## SOURCE TO BRONZE LAYER

### Process:

> The function fetches daily stock data using the Yahoo Finance API (`yfinance`).


In [None]:
# Import necessary libraries
import json
import pandas as pd
import requests
import yfinance as yf
from datetime import timedelta, datetime
from pyrate_limiter import Duration, Limiter, RequestRate
from requests_ratelimiter import LimiterMixin, MemoryQueueBucket
from requests_cache import CacheMixin, SQLiteCache
from concurrent.futures import ThreadPoolExecutor
from StockETL import DateTimeUtil, GlobalPath

In [None]:
# Importing Common Utility Function
%run ../COMMON/common_utility.ipynb

In [None]:
# Define file paths
stock_tickers_config_path = GlobalPath("CONFIG/CONSTANTS/stock_tickers.json")
holding_history_path = GlobalPath("DATA/SOURCE/Holding/Holding_data.csv")
stockdata_bronze_layer_path = GlobalPath("DATA/BRONZE/StockData")
stockdata_bronze_schema_file_path = GlobalPath(
    "CONFIG/DATA_CONTRACTS/BRONZE/StockData.json"
)
failed_records_path = GlobalPath("DATA/FAILED/failed_records.json")

In [None]:
# Set up rate limiter
class CachedLimiterSession(CacheMixin, LimiterMixin, requests.Session):
    pass


history_rate = RequestRate(1, Duration.SECOND * 2)
limiter = Limiter(history_rate)
session = CachedLimiterSession(
    limiter=limiter,
    bucket_class=MemoryQueueBucket,
    backend=SQLiteCache(".cache/session", expire_after=timedelta(hours=1)),
)

In [None]:
def download_file_from_github(output_file):
    github_data_url = f"https://raw.githubusercontent.com/PtPrashantTripathi/PortfolioTracker/main/DATA/BRONZE/StockData/{output_file.name}"
    response = requests.get(github_data_url)
    if response.status_code == 200:
        with open(output_file, "wb") as file:
            file.write(response.content)
            return True
    else:
        return False

In [None]:
# Dictionary for stock ticker overrides
# Open and read the JSON file
OVERWRITE_TICKERS = {}
with open(stock_tickers_config_path, encoding="utf-8") as f:
    # Get the contract_fields from json data
    OVERWRITE_TICKERS = json.load(f)

In [None]:
# Function to download data
def process_stock_data(row):
    failed_records = []
    try:
        stock_ticker = yf.Ticker(
            OVERWRITE_TICKERS.get(row["symbol"], row["isin"]),
            session=session,
        )
        date_list = generate_date_list(
            row["min_date"].to_pydatetime(), row["max_date"].to_pydatetime()
        )

        for date in date_list:
            output_file = stockdata_bronze_layer_path.joinpath(
                f"{row['symbol']}_{date.year:04d}_{date.month:02d}.csv"
            )
            if (
                output_file.exists()
                and date.month_difference(DateTimeUtil.today()) >= 1
            ):
                continue

            if download_file_from_github(output_file):
                continue

            try:
                df = stock_ticker.history(
                    start=date.start_date,
                    end=min(date.end_date, DateTimeUtil.today()),
                    interval="1d",
                    actions=True,
                    rounding=True,
                )
                
                if df.empty:
                    raise ValueError("No data returned")

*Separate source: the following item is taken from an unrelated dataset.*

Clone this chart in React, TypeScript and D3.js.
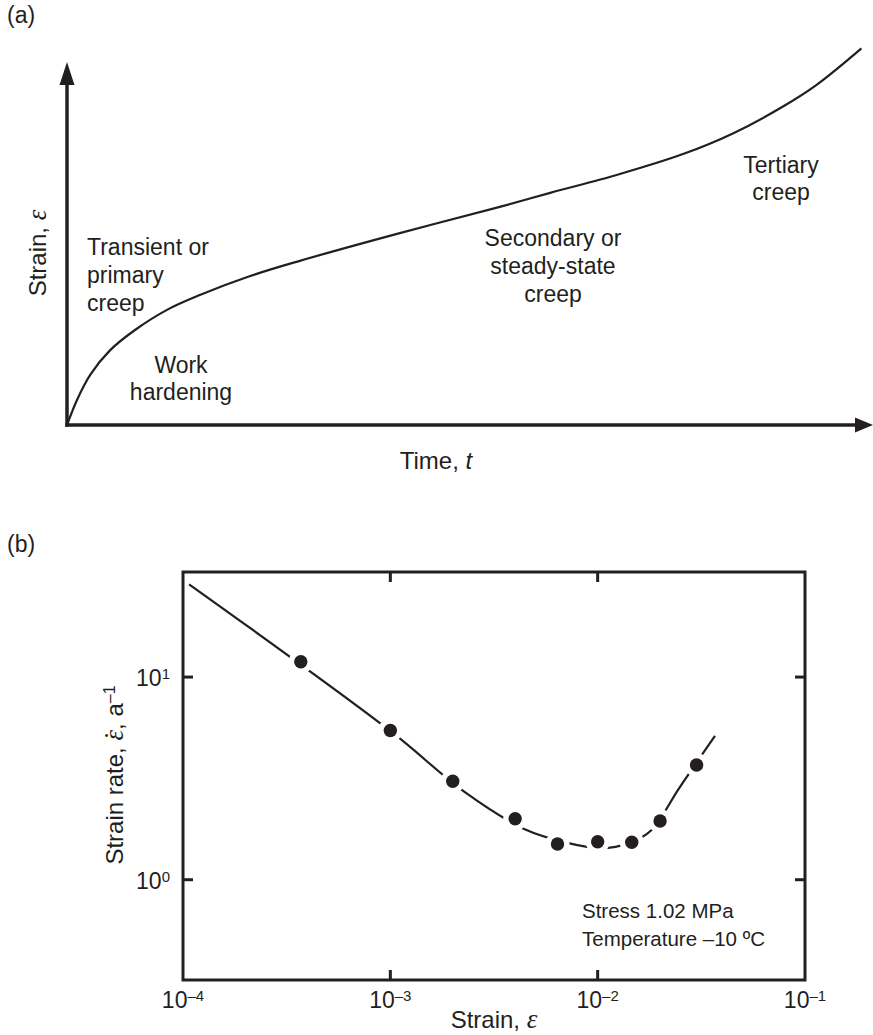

                df = df.reset_index()

                # Replace punctuation from column names for consistency
                df = replace_punctuation_from_columns(df)

                # Fix duplicate column names by appending numerical suffixes
                df = fix_duplicate_column_names(df)

                # Drop rows where all elements are NaN
                df = df.dropna(how="all")

                # Align Datafame with DataContract
                df = align_with_datacontract(df, stockdata_bronze_schema_file_path)

                df.to_csv(output_file, index=False)
                print(f"Saved: {output_file}")

            except Exception as e:
                failed_records.append(
                    {
                        "symbol": row["symbol"],
                        "date_range": f"{date.start_date} to {date.end_date}",
                        "error": str(e),
                    }
                )

    except Exception as e:
        failed_records.append({"symbol": row["symbol"], "error": str(e)})

    return failed_records

In [None]:
# Load holding history
df_holding_history = pd.read_csv(holding_history_path)
df_holding_history["min_date"] = pd.to_datetime(df_holding_history["min_date"])
df_holding_history["max_date"] = pd.to_datetime(df_holding_history["max_date"])

In [None]:
# Process in parallel
failed_records = []
with ThreadPoolExecutor(max_workers=5) as executor:
    results = executor.map(
        process_stock_data, df_holding_history.to_dict(orient="records")
    )
    for result in results:
        failed_records.extend(result)

In [None]:
# Save failed records
pd.DataFrame(failed_records)